Over the past five years, the stock has had a median price-to-earnings (P/E) ratio, a common valuation metric for mature companies, of 11.6. Yet Harley-Davidson stock is trading at a P/E ratio of just 6.4, signifying it is a potential bargain.
2. Kroger
Kroger (KR 0.12%), a leading operator of grocery stores throughout the U.S., has paid and raised its dividend for 17 consecutive years. A favorite in Warren Buffett's Berkshire Hathaway portfolio, Kroger pays shareholders a quarterly dividend of $0.29 per share, equating to an annual dividend yield of 2.5%.
Including dividends, Kroger has been a market-beating stock over the past five years, with a total return of 84% compared to the S&P 500's 75%. One reason for the outperformance could be management's shareholder-friendly capital allocation strategy. Beyond Kroger's higher-than-average dividend yield, management has repurchased 10% of the company's shares outstanding during the past five years, which makes existing shares more valuable.
Kroger recently paused its share repurchasing program because of its pending merger with Albertsons in a deal valued at $24.6 billion.

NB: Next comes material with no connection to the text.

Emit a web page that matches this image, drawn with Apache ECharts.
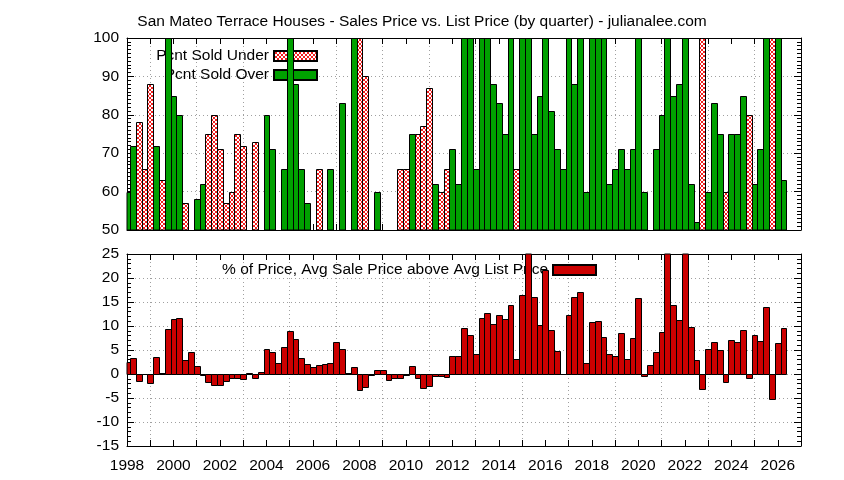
<!DOCTYPE html>
<html>
<head>
<meta charset="utf-8">
<script src="https://cdn.jsdelivr.net/npm/echarts@6/dist/echarts.min.js"></script>
<style>
  html, body { margin: 0; padding: 0; background: #fff; }
  #chart { width: 844px; height: 480px; }
</style>
</head>
<body>
<div id="chart"></div>
<script>
// quarterly data, first quarter = 1998 Q1, one entry per quarter
const startYear = 1998;

// share of sales sold over list (null = below the 50% floor, not drawn)
const pctSoldOver = [
  60, 72, null, null, null, 72, null, 100,
  85, 80, null, null, 58, 62, null, null,
  null, null, null, null, null, null, null, null,
  80, 71, null, 66, 100, 88, 66, 57,
  null, null, null, 66, null, 83, null, 100,
  null, null, null, 60, null, null, null, null,
  null, 75, null, null, null, 62, null, null,
  71, 62, 100, 100, 66, 100, 100, 88,
  83, 75, 100, null, 100, 100, 75, 85,
  100, 81, 71, 66, 100, 88, 100, 60,
  100, 100, 100, 62, 66, 71, 66, 71,
  100, 60, null, 71, 80, 100, 85, 88,
  100, 62, 52, null, 60, 83, 75, null,
  75, 75, 85, null, 62, 71, 100, null,
  100, 63
];

// share of sales sold under list
const pctSoldUnder = [
  null, null, 78, 66, 88, null, 63, null,
  null, null, 57, null, null, null, 75, 80,
  71, 57, 60, 75, 72, null, 73, null,
  null, null, null, null, null, null, null, null,
  null, 66, null, null, null, null, null, null,
  100, 90, null, null, null, null, null, 66,
  66, null, 75, 77, 87, null, 60, 66,
  null, null, null, null, null, null, null, null,
  null, null, null, 66, null, null, null, null,
  null, null, null, null, null, null, null, null,
  null, null, null, null, null, null, null, null,
  null, null, null, null, null, null, null, null,
  null, null, null, 100, null, null, null, 60,
  null, null, null, 80, null, null, null, 100,
  null, null
];

// avg sale price above avg list price, %
const pctAboveList = [
  2.5, 3.3, -1.4, 0, -1.8, 3.5, 0.2, 9.4,
  11.5, 11.7, 2.9, 4.6, 1.7, -0.3, -1.7, -2.3,
  -2.3, -1.5, -0.8, -0.8, -1.0, 0.2, -0.8, 0.4,
  5.2, 4.6, 2.3, 5.6, 9.0, 7.3, 3.3, 2.1,
  1.5, 1.9, 2.1, 2.3, 6.7, 5.2, 0.3, 1.5,
  -3.3, -2.7, -0.2, 0.8, 0.8, -1.3, -0.8, -0.8,
  -0.3, 1.7, -0.8, -2.9, -2.5, -0.4, -0.4, -0.6,
  3.7, 3.7, 9.6, 8.1, 4.2, 11.7, 12.7, 10.4,
  12.3, 11.5, 14.4, 3.1, 16.5, 26, 16.0, 10.2,
  21.7, 9.2, 4.8, 0, 12.3, 16.0, 17.1, 2.3,
  10.8, 11.0, 7.7, 4.2, 3.7, 8.5, 3.1, 7.5,
  15.8, -0.4, 1.9, 4.6, 8.7, 26, 14.4, 11.3,
  26, 9.8, 2.9, -3.1, 5.2, 6.7, 5.0, -1.7,
  7.1, 6.7, 9.2, -0.8, 8.1, 6.9, 14.0, -5.2,
  6.5, 9.6
];

const titleText = 'San Mateo Terrace Houses - Sales Price vs. List Price (by quarter) - julianalee.com';
const underName = 'Pcnt Sold Under';
const overName = 'Pcnt Sold Over';
const aboveName = '% of Price, Avg Sale Price above Avg List Price';

function toPoints( values ) {
	const pts = [];
	values.forEach( ( v, i ) => {
		if ( v !== null ) pts.push( [ startYear + i / 4, v ] );
	} );
	return pts;
}

// crosshatch fill like gnuplot's pattern
const hatch = document.createElement( 'canvas' );
hatch.width = 4;
hatch.height = 4;
const hctx = hatch.getContext( '2d' );
hctx.fillStyle = '#ffffff';
hctx.fillRect( 0, 0, 4, 4 );
hctx.fillStyle = '#f02020';
for ( let k = 0; k < 4; k++ ) {
	hctx.fillRect( k, k, 1, 1 );
	hctx.fillRect( 3 - k, k, 1, 1 );
}

const font = 'Liberation Sans';
const fontSize = 15.5;
const dotted = { color: '#a0a0a0', type: [ 1, 3 ], width: 1 };

// one box per quarter, from 0 up/down to the value, clipped to the plot
function renderBox( params, api ) {
	const x = api.value( 0 );
	const y = api.value( 1 );
	const a = api.coord( [ x - 0.125, y ] );
	const b = api.coord( [ x + 0.125, 0 ] );
	const x0 = Math.round( a[ 0 ] ) + 0.5;
	const x1 = Math.round( b[ 0 ] ) + 0.5;
	const y0 = Math.round( Math.min( a[ 1 ], b[ 1 ] ) ) + 0.5;
	const y1 = Math.round( Math.max( a[ 1 ], b[ 1 ] ) ) + 0.5;
	const cs = params.coordSys;
	const shape = echarts.graphic.clipRectByRect(
		{ x: x0, y: y0, width: x1 - x0, height: y1 - y0 },
		{ x: cs.x, y: cs.y, width: cs.width, height: cs.height }
	);
	if ( !shape ) return null;
	return { type: 'rect', shape: shape, style: api.style() };
}

function xAxis( gridIndex, position, showLabels ) {
	return {
		type: 'value', gridIndex: gridIndex, position: position,
		min: 1998, max: 2027, interval: 1,
		axisLine: { show: true, onZero: false, lineStyle: { color: '#000', width: 1 } },
		axisTick: { show: true, inside: true, length: 6, lineStyle: { color: '#000' } },
		axisLabel: {
			show: showLabels, margin: 12, fontSize: fontSize, color: '#000', fontFamily: font,
			formatter: v => ( v % 2 === 0 ? String( v ) : '' )
		},
		splitLine: {
			show: position === 'bottom',
			lineStyle: { color: [ 'rgba(0,0,0,0)', '#a0a0a0' ], type: [ 1, 3 ], width: 1 }
		}
	};
}

function yAxis( gridIndex, position, min, max, step, minorSplit ) {
	const left = position === 'left';
	return {
		type: 'value', gridIndex: gridIndex, position: position,
		min: min, max: max, interval: step,
		axisLine: { show: true, onZero: false, lineStyle: { color: '#000', width: 1 } },
		axisTick: { show: true, inside: true, length: 7, lineStyle: { color: '#000' } },
		minorTick: { show: true, splitNumber: minorSplit, length: 4, lineStyle: { color: '#000' } },
		axisLabel: { show: left, margin: 8, fontSize: fontSize, color: '#000', fontFamily: font },
		splitLine: { show: left, lineStyle: dotted }
	};
}

function legend( name, right, top ) {
	return {
		data: [ name ], right: right, top: top, z: 1,
		align: 'right', padding: 0, itemWidth: 43, itemHeight: 10, itemGap: 8,
		icon: 'rect', selectedMode: false,
		textStyle: { fontSize: fontSize, color: '#000', fontFamily: font }
	};
}

function boxSeries( name, xi, yi, values, style ) {
	return {
		name: name, type: 'custom', xAxisIndex: xi, yAxisIndex: yi,
		renderItem: renderBox, itemStyle: style,
		encode: { x: 0, y: 1 },
		data: toPoints( values )
	};
}

const chart = echarts.init( document.getElementById( 'chart' ), null, { renderer: 'canvas' } );

chart.setOption( {
	animation: false,
	backgroundColor: '#fff',
	textStyle: { fontFamily: font },
	title: {
		text: titleText, left: 'center', top: 9,
		textStyle: { fontSize: fontSize, fontWeight: 'normal', color: '#000', fontFamily: font }
	},
	grid: [
		{ left: 127, right: 43, top: 38, height: 192 },
		{ left: 127, right: 43, top: 254, height: 192 }
	],
	legend: [
		legend( underName, 526, 48 ),
		legend( overName, 526, 67 ),
		legend( aboveName, 247, 262 )
	],
	xAxis: [
		xAxis( 0, 'bottom', false ),
		xAxis( 0, 'top', false ),
		xAxis( 1, 'bottom', true ),
		xAxis( 1, 'top', false )
	],
	yAxis: [
		yAxis( 0, 'left', 50, 100, 10, 10 ),
		yAxis( 0, 'right', 50, 100, 10, 10 ),
		yAxis( 1, 'left', -15, 25, 5, 5 ),
		yAxis( 1, 'right', -15, 25, 5, 5 )
	],
	series: [
		boxSeries( underName, 0, 0, pctSoldUnder,
			{ color: { image: hatch, repeat: 'repeat' }, borderColor: '#000', borderWidth: 1 } ),
		boxSeries( overName, 0, 0, pctSoldOver,
			{ color: '#00a000', borderColor: '#000', borderWidth: 1 } ),
		boxSeries( aboveName, 2, 2, pctAboveList,
			{ color: '#cc0000', borderColor: '#000', borderWidth: 1 } )
	]
} );
</script>
</body>
</html>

The new company would produce an estimated $210 billion in revenue with a footprint of nearly 5,000 stores across the U.S. For comparison, during fiscal 2022 ended Jan. 28, 2023, Kroger generated $148 billion in revenue at about 2,800 locations.
The Federal Trade Commission still needs to approve the deal, but management at both companies remain hopeful for an early 2024 completion.

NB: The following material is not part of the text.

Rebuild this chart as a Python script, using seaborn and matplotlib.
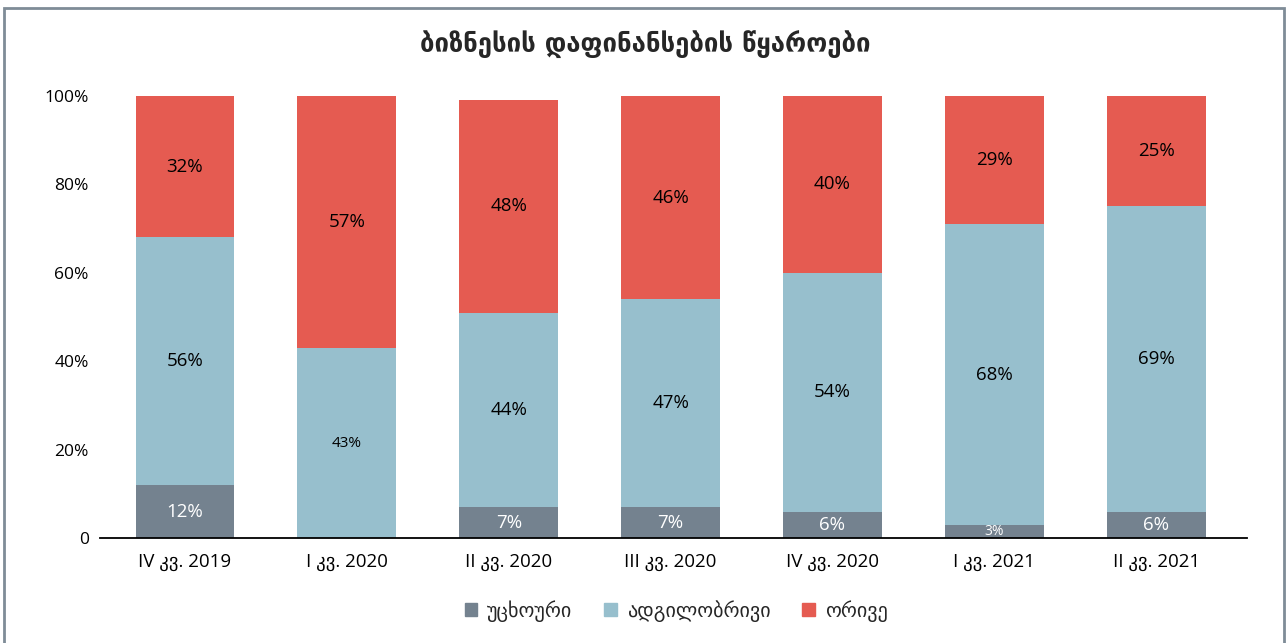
import numpy as np
import pandas as pd
import matplotlib
matplotlib.use("Agg")
import matplotlib.pyplot as plt
import matplotlib.patches as mpatches
import seaborn as sns

# data (percent)
quarters = ["IV კვ. 2019", "I კვ. 2020", "II კვ. 2020", "III კვ. 2020",
            "IV კვ. 2020", "I კვ. 2021", "II კვ. 2021"]
foreign = [12, 0, 7, 7, 6, 3, 6]
local = [56, 43, 44, 47, 54, 68, 69]
both = [32, 57, 48, 46, 40, 29, 25]
series_names = ["უცხოური", "ადგილობრივი", "ორივე"]
yticks = [0, 20, 40, 60, 80, 100]
ytick_labels = ["0", "20%", "40%", "60%", "80%", "100%"]
title = "ბიზნესის დაფინანსების წყაროები"

colors = ["#74828f", "#97bfcd", "#e55b51"]

sns.set_theme(style="white")
plt.rcParams["font.family"] = ["Open Sans", "DejaVu Sans"]

df = pd.DataFrame({"quarter": quarters, "foreign": foreign, "local": local, "both": both})
df["c1"] = df["foreign"]
df["c2"] = df["foreign"] + df["local"]
df["c3"] = df["c2"] + df["both"]

fig = plt.figure(figsize=(12.88, 6.43), dpi=100)
ax = fig.add_axes([0.0776, 0.163, 0.8905, 0.688])

# stacked bars drawn as overlapping cumulative totals
for col, c in zip(["c3", "c2", "c1"], colors[::-1]):
    sns.barplot(data=df, x="quarter", y=col, color=c, width=0.61,
                saturation=1, ax=ax, edgecolor="none", linewidth=0)

# value labels
for i, row in df.iterrows():
    if row["foreign"] > 0:
        ax.text(i, row["foreign"] / 2, f"{row['foreign']}%", ha="center", va="center",
                color="white", fontsize=13.5 if row["foreign"] > 4 else 10)
    fs = 11 if i == 1 else 13.5
    ax.text(i, row["c1"] + row["local"] / 2, f"{row['local']}%", ha="center",
            va="center", color="black", fontsize=fs)
    ax.text(i, row["c2"] + row["both"] / 2, f"{row['both']}%", ha="center",
            va="center", color="black", fontsize=13.5)

ax.set_xlim(-0.525, 6.56)
ax.set_ylim(0, 100)
ax.set_yticks(yticks)
ax.set_yticklabels(ytick_labels)
ax.set_xlabel("")
ax.set_ylabel("")
ax.tick_params(axis="both", length=0, colors="black")
ax.tick_params(axis="x", pad=11, labelsize=13.5)
ax.tick_params(axis="y", pad=8, labelsize=12.5)
for s in ["top", "right", "left"]:
    ax.spines[s].set_visible(False)
ax.spines["bottom"].set_color("black")
ax.spines["bottom"].set_linewidth(1.3)

fig.text(0.501, 0.93, title, ha="center", va="center", fontsize=18.5,
         fontweight="bold", family="DejaVu Sans")

handles = [mpatches.Patch(color=c, label=n) for c, n in zip(colors, series_names)]
fig.legend(handles=handles, loc="center", bbox_to_anchor=(0.525, 0.05), ncol=3,
           frameon=False, fontsize=14.5, handlelength=0.6, handleheight=0.6,
           columnspacing=1.6, handletextpad=0.5)

# grey frame around the figure
fig.patches.append(mpatches.Rectangle((0.003, -0.01), 0.994, 0.998, transform=fig.transFigure,
                                      fill=False, edgecolor="#7f8c97", linewidth=2))

fig.savefig("out.png", dpi=100)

Although the pending deal complicates the stock's long-term outlook, Kroger Chairman and Chief Executive Officer Rodney McMullen will continue serving in those roles for the combined company. That's good news for prospective investors who appreciate McMullen's history of returning capital to shareholders.
No matter whether the deal gets final approval, Kroger is a longtime market leader in the grocery store business and will likely continue that trend, all while paying investors handsomely to own its stock.
3. Rollins
Many homeowners may be familiar with this final company, Rollins (ROL -2.25%), a leader in pest control. The stock, currently trading near an all-time high of about $44.50, and it is up 22% in 2023.

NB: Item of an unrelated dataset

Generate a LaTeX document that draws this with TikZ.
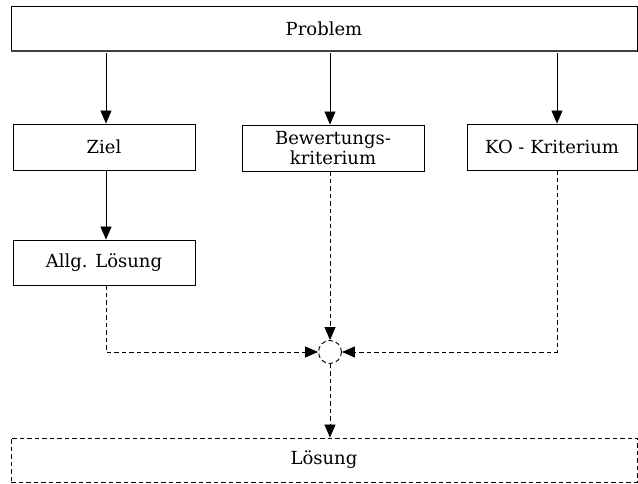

Rollins is a longtime dividend-paying stock, consistently paying a quarterly dividend since 1987. The company recently raised its quarterly dividend by 30% to $0.13 per share, representing an annual dividend yield of roughly 1.2%.
In addition to its dividend, Rollins's revenue and net income are rising substantially with recurring contracts for its residential and commercial customers. For the first quarter of 2023, the pest control company generated $658 million in revenue and $0.18 in diluted earnings per share, year-over-year increases of 11% and 20%, respectively.
But Rollins's secret to success may be its growth-by-acquisition strategy. Since 2020, the company has made more than 100 acquisitions, including six during the first quarter of 2023. As a result, management believes the company can "achieve margin expansion through cost and revenue synergies." In a sign that this plan is working out, Rollins's gross margin -- the percentage of revenue retained after the cost of goods sold -- increased from 49.4% in Q1 2019 to 51.5% in Q1 2023.
Despite management's acquisitive nature, Rollins is the rare public company with no net debt, with $50 million more in cash and cash equivalents than long-term debt. That means management isn't overextending the company's balance sheet regarding these tuck-in acquisitions, leaving Rollins set up for continued growth.
Are these dividend stocks buys?
Dividend stocks offer a level of stability for investors as management knows it is expected to distribute profits to shareholders continually. This consistency can help limit volatility and provide a cushion during market downturns.
These three stocks, costing less than $50 per share, present different propositions to investors, but they all generate steady income for shareholders. That makes all three worthy of any income investor's attention.